To be done
Every line from the start of the entries up to and including the one bearing "(10,\gy) -- (675,\gy);" must be printed verbatim, without the pictures.

===== Records provided

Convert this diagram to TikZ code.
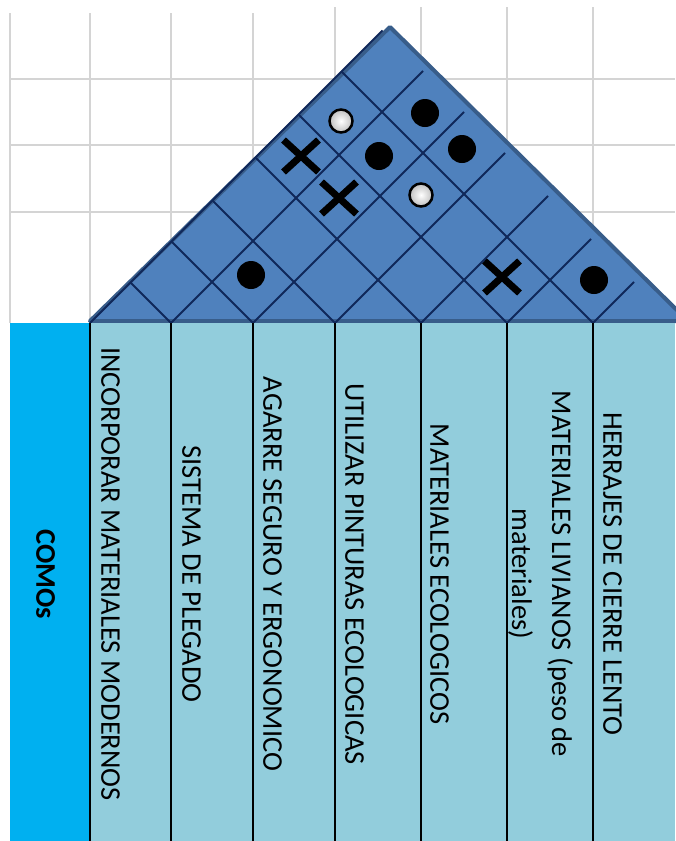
\documentclass[tikz,border=0pt]{standalone}
\usepackage{fontspec}
\setmainfont{Carlito}
\usetikzlibrary{positioning, shapes.misc}

\definecolor{roofblue}{HTML}{4F81BD}
\definecolor{roofedge}{HTML}{385D8A}
\definecolor{roofline}{HTML}{10285A}
\definecolor{cellblue}{HTML}{92CDDC}
\definecolor{comosblue}{HTML}{00B0F0}
\definecolor{sheetgrid}{HTML}{D4D4D4}

\tikzset{
    sheetline/.style={draw=sheetgrid, line width=2pt},
    roofgrid/.style={draw=roofline, line width=1.8pt},
    colline/.style={draw=black, line width=2pt},
    howtext/.style={rotate=-90, anchor=south, inner sep=0pt, align=center,
        font=\fontsize{28.5}{40}\selectfont},
    strongdot/.style={circle, fill=black, minimum size=28pt, inner sep=0pt},
    mediumdot/.style={circle, draw=black, line width=2.5pt, inner color=white,
        outer color=black!25, minimum size=23pt, inner sep=0pt},
    negmark/.style={cross out, draw=black, line width=7pt, minimum width=28pt,
        minimum height=25pt, inner sep=0pt}
}

\begin{document}
\begin{tikzpicture}[x=1pt, y=-1pt]

    \useasboundingbox (0,0) rectangle (675,841);

    % sheet grid behind the roof
    \foreach \gx/\gy in {10/13, 90/13, 171/13, 253/13, 335/7, 421/7, 507/7, 593/7}
        \draw[sheetline] (\gx,\gy) -- (\gx,323);
    \foreach \gy in {79, 145, 212}
        \draw[sheetline] (10,\gy) -- (675,\gy);

    % roof
    \draw[fill=roofblue, draw=roofedge, line width=4pt, line join=round]
        (90,321) -- (390,27) -- (688,321) -- cycle;
    \foreach \b in {90, 171, 253, 335, 421, 507, 593}
        \draw[roofgrid] (\b,323) -- ({(\b+675)/2},{323-(675-\b)/2});
    \foreach \b in {171, 253, 335, 421, 507, 593}
        \draw[roofgrid] (\b,323) -- ({(\b+90)/2},{323-(\b-90)/2});

    % correlations
    \node[mediumdot] (r16) at (341,121) {};
    \node[strongdot] (r27) at (425,113) {};
    \node[negmark] (r15) at (301,156) {};
    \node[strongdot] (r26) at (379,156) {};
    \node[strongdot] (r37) at (462,149) {};
    \node[negmark] (r25) at (339,198) {};
    \node[mediumdot] (r36) at (421,195) {};
    \node[strongdot] (r23) at (251,275) {};
    \node[negmark] (r56) at (502,277) {};
    \node[strongdot] (r67) at (594,280) {};

    % table
    \fill[comosblue] (10,323) rectangle (90,841);
    \fill[cellblue] (90,323) rectangle (675,841);
    \foreach \b in {90, 171, 253, 335, 421, 507, 593}
        \draw[colline] (\b,323) -- (\b,841);

    \node[howtext, font=\fontsize{28.5}{40}\selectfont\bfseries] (comos) at (36,574) {COMOs};
    \node[howtext] (h1) at (101,574) {INCORPORAR MATERIALES MODERNOS};
    \node[howtext] (h2) at (182,574) {SISTEMA DE PLEGADO};
    \node[howtext] (h3) at (263,574) {AGARRE SEGURO Y ERGONOMICO};
    \node[howtext] (h4) at (345,574) {UTILIZAR PINTURAS ECOLOGICAS};
    \node[howtext] (h5) at (430,574) {MATERIALES ECOLOGICOS};
    \node[howtext] (h6) at (508,574) {MATERIALES LIVIANOS (peso de\\materiales)};
    \node[howtext] (h7) at (603,574) {HERRAJES DE CIERRE LENTO};

\end{tikzpicture}
\end{document}
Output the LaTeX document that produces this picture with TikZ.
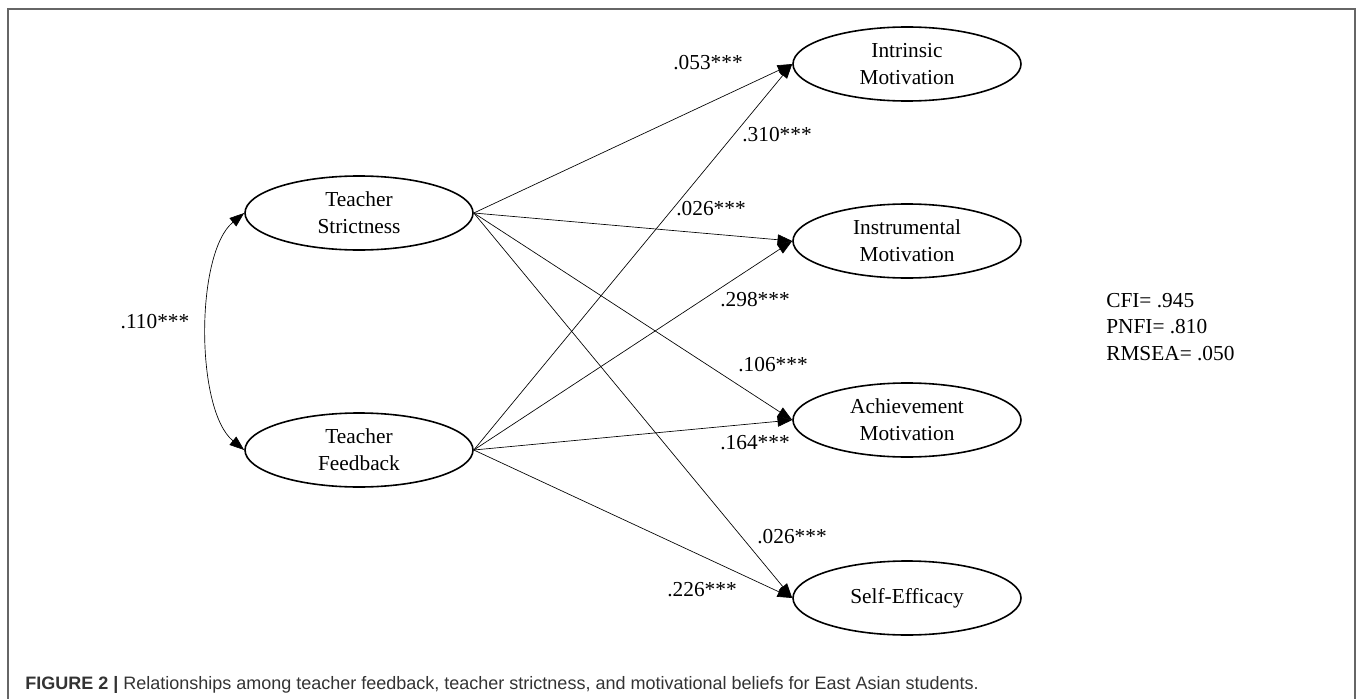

==========

Output for this exercise
Convert this diagram to TikZ code.
\documentclass[tikz,border=0pt]{standalone}
\usepackage{fontspec}
\setmainfont{Carlito}
\usetikzlibrary{positioning, shapes.misc}

\definecolor{roofblue}{HTML}{4F81BD}
\definecolor{roofedge}{HTML}{385D8A}
\definecolor{roofline}{HTML}{10285A}
\definecolor{cellblue}{HTML}{92CDDC}
\definecolor{comosblue}{HTML}{00B0F0}
\definecolor{sheetgrid}{HTML}{D4D4D4}

\tikzset{
    sheetline/.style={draw=sheetgrid, line width=2pt},
    roofgrid/.style={draw=roofline, line width=1.8pt},
    colline/.style={draw=black, line width=2pt},
    howtext/.style={rotate=-90, anchor=south, inner sep=0pt, align=center,
        font=\fontsize{28.5}{40}\selectfont},
    strongdot/.style={circle, fill=black, minimum size=28pt, inner sep=0pt},
    mediumdot/.style={circle, draw=black, line width=2.5pt, inner color=white,
        outer color=black!25, minimum size=23pt, inner sep=0pt},
    negmark/.style={cross out, draw=black, line width=7pt, minimum width=28pt,
        minimum height=25pt, inner sep=0pt}
}

\begin{document}
\begin{tikzpicture}[x=1pt, y=-1pt]

    \useasboundingbox (0,0) rectangle (675,841);

    % sheet grid behind the roof
    \foreach \gx/\gy in {10/13, 90/13, 171/13, 253/13, 335/7, 421/7, 507/7, 593/7}
        \draw[sheetline] (\gx,\gy) -- (\gx,323);
    \foreach \gy in {79, 145, 212}
        \draw[sheetline] (10,\gy) -- (675,\gy);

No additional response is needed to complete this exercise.